- **Data extract**:
--

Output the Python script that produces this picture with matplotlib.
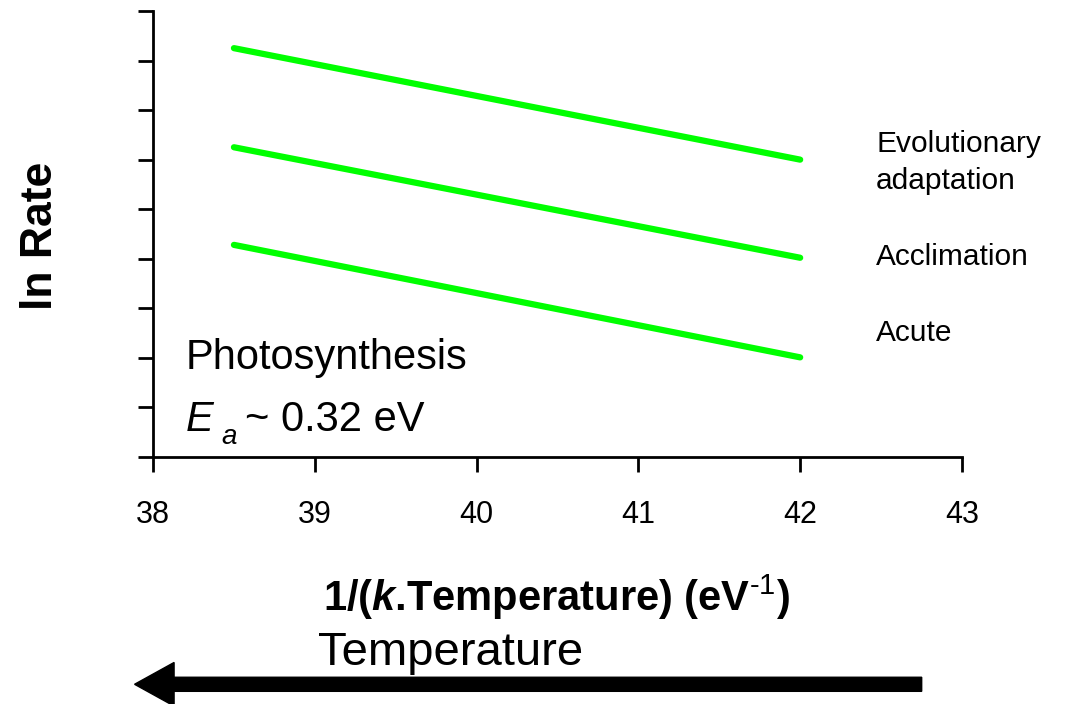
import numpy as np
import matplotlib.pyplot as plt
from matplotlib.patches import FancyArrow

plt.rcParams['font.family'] = ['Liberation Sans', 'DejaVu Sans']
plt.rcParams['mathtext.fontset'] = 'custom'
plt.rcParams['mathtext.rm'] = 'Liberation Sans'
plt.rcParams['mathtext.it'] = 'Liberation Sans:italic'
plt.rcParams['mathtext.bf'] = 'Liberation Sans:bold'
plt.rcParams['mathtext.bfit'] = 'Liberation Sans:bold:italic'

# data
x_start, x_end = 38.5, 42.0
labels = ['Evolutionary\nadaptation', 'Acclimation', 'Acute']
y_start = [8.25, 6.25, 4.28]
y_end = [6.0, 4.02, 2.01]
label_y = [5.95, 4.04, 2.5]
xticks = [38, 39, 40, 41, 42, 43]

fig = plt.figure(figsize=(10.68, 7.04), dpi=100)
ax = fig.add_axes([0.1433, 0.3509, 0.7574, 0.6335])

for y0, y1 in zip(y_start, y_end):
    ax.plot([x_start, x_end], [y0, y1], color='#00ff00', lw=4.5,
            solid_capstyle='round')

for lab, ly in zip(labels, label_y):
    ax.text(42.47, ly, lab, fontsize=21.5, va='center', ha='left',
            linespacing=1.42, clip_on=False)

ax.text(38.2, 2.0, 'Photosynthesis', fontsize=30, va='center')
ax.text(38.2, 0.75, 'E', fontsize=30, va='center', style='italic')
ax.text(38.42, 0.40, 'a', fontsize=20, va='center', style='italic')
ax.text(38.57, 0.75, '~ 0.32 eV', fontsize=30, va='center')

ax.set_xlim(38, 43)
ax.set_ylim(0, 9)
ax.set_xticks(xticks)
ax.set_xticklabels([str(t) for t in xticks], fontsize=22)
ax.set_yticks(np.arange(0, 10))
ax.set_yticklabels([])
ax.tick_params(axis='x', direction='out', length=11, width=2, pad=20)
ax.tick_params(axis='y', direction='out', length=11, width=2)
for s in ['top', 'right']:
    ax.spines[s].set_visible(False)
for s in ['left', 'bottom']:
    ax.spines[s].set_linewidth(2)

fig.text(0.038, 0.665, 'ln Rate', rotation=90, fontsize=32,
         fontweight='bold', va='center', ha='center')
xl = fig.text(0.521, 0.152,
              r'1/($\mathbfit{k}$.Temperature) (eV$^{\mathbf{\text{-1}}}$)',
              fontsize=30, fontweight='bold', va='center', ha='center')
try:
    fig.canvas.draw()
except Exception:
    xl.set_text(r'1/($\mathbfit{k}$.Temperature) (eV$^{\mathbf{-1}}$)')
fig.text(0.298, 0.072, 'Temperature', fontsize=34, va='center', ha='left')
fig.patches.append(FancyArrow(
    0.863, 0.028, -0.7, 0, width=0.02, head_width=0.062, head_length=0.037,
    length_includes_head=False, color='black', transform=fig.transFigure))

fig.savefig('out.png', dpi=100)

--

- **Written instruction**: Leave out the pictures and copy the rest of the material above exactly.

- **Final result**:
Output the Python script that produces this picture with matplotlib.
import numpy as np
import matplotlib.pyplot as plt
from matplotlib.patches import FancyArrow

plt.rcParams['font.family'] = ['Liberation Sans', 'DejaVu Sans']
plt.rcParams['mathtext.fontset'] = 'custom'
plt.rcParams['mathtext.rm'] = 'Liberation Sans'
plt.rcParams['mathtext.it'] = 'Liberation Sans:italic'
plt.rcParams['mathtext.bf'] = 'Liberation Sans:bold'
plt.rcParams['mathtext.bfit'] = 'Liberation Sans:bold:italic'

# data
x_start, x_end = 38.5, 42.0
labels = ['Evolutionary\nadaptation', 'Acclimation', 'Acute']
y_start = [8.25, 6.25, 4.28]
y_end = [6.0, 4.02, 2.01]
label_y = [5.95, 4.04, 2.5]
xticks = [38, 39, 40, 41, 42, 43]

fig = plt.figure(figsize=(10.68, 7.04), dpi=100)
ax = fig.add_axes([0.1433, 0.3509, 0.7574, 0.6335])

for y0, y1 in zip(y_start, y_end):
    ax.plot([x_start, x_end], [y0, y1], color='#00ff00', lw=4.5,
            solid_capstyle='round')

for lab, ly in zip(labels, label_y):
    ax.text(42.47, ly, lab, fontsize=21.5, va='center', ha='left',
            linespacing=1.42, clip_on=False)

ax.text(38.2, 2.0, 'Photosynthesis', fontsize=30, va='center')
ax.text(38.2, 0.75, 'E', fontsize=30, va='center', style='italic')
ax.text(38.42, 0.40, 'a', fontsize=20, va='center', style='italic')
ax.text(38.57, 0.75, '~ 0.32 eV', fontsize=30, va='center')

ax.set_xlim(38, 43)
ax.set_ylim(0, 9)
ax.set_xticks(xticks)
ax.set_xticklabels([str(t) for t in xticks], fontsize=22)
ax.set_yticks(np.arange(0, 10))
ax.set_yticklabels([])
ax.tick_params(axis='x', direction='out', length=11, width=2, pad=20)
ax.tick_params(axis='y', direction='out', length=11, width=2)
for s in ['top', 'right']:
    ax.spines[s].set_visible(False)
for s in ['left', 'bottom']:
    ax.spines[s].set_linewidth(2)

fig.text(0.038, 0.665, 'ln Rate', rotation=90, fontsize=32,
         fontweight='bold', va='center', ha='center')
xl = fig.text(0.521, 0.152,
              r'1/($\mathbfit{k}$.Temperature) (eV$^{\mathbf{\text{-1}}}$)',
              fontsize=30, fontweight='bold', va='center', ha='center')
try:
    fig.canvas.draw()
except Exception:
    xl.set_text(r'1/($\mathbfit{k}$.Temperature) (eV$^{\mathbf{-1}}$)')
fig.text(0.298, 0.072, 'Temperature', fontsize=34, va='center', ha='left')
fig.patches.append(FancyArrow(
    0.863, 0.028, -0.7, 0, width=0.02, head_width=0.062, head_length=0.037,
    length_includes_head=False, color='black', transform=fig.transFigure))

fig.savefig('out.png', dpi=100)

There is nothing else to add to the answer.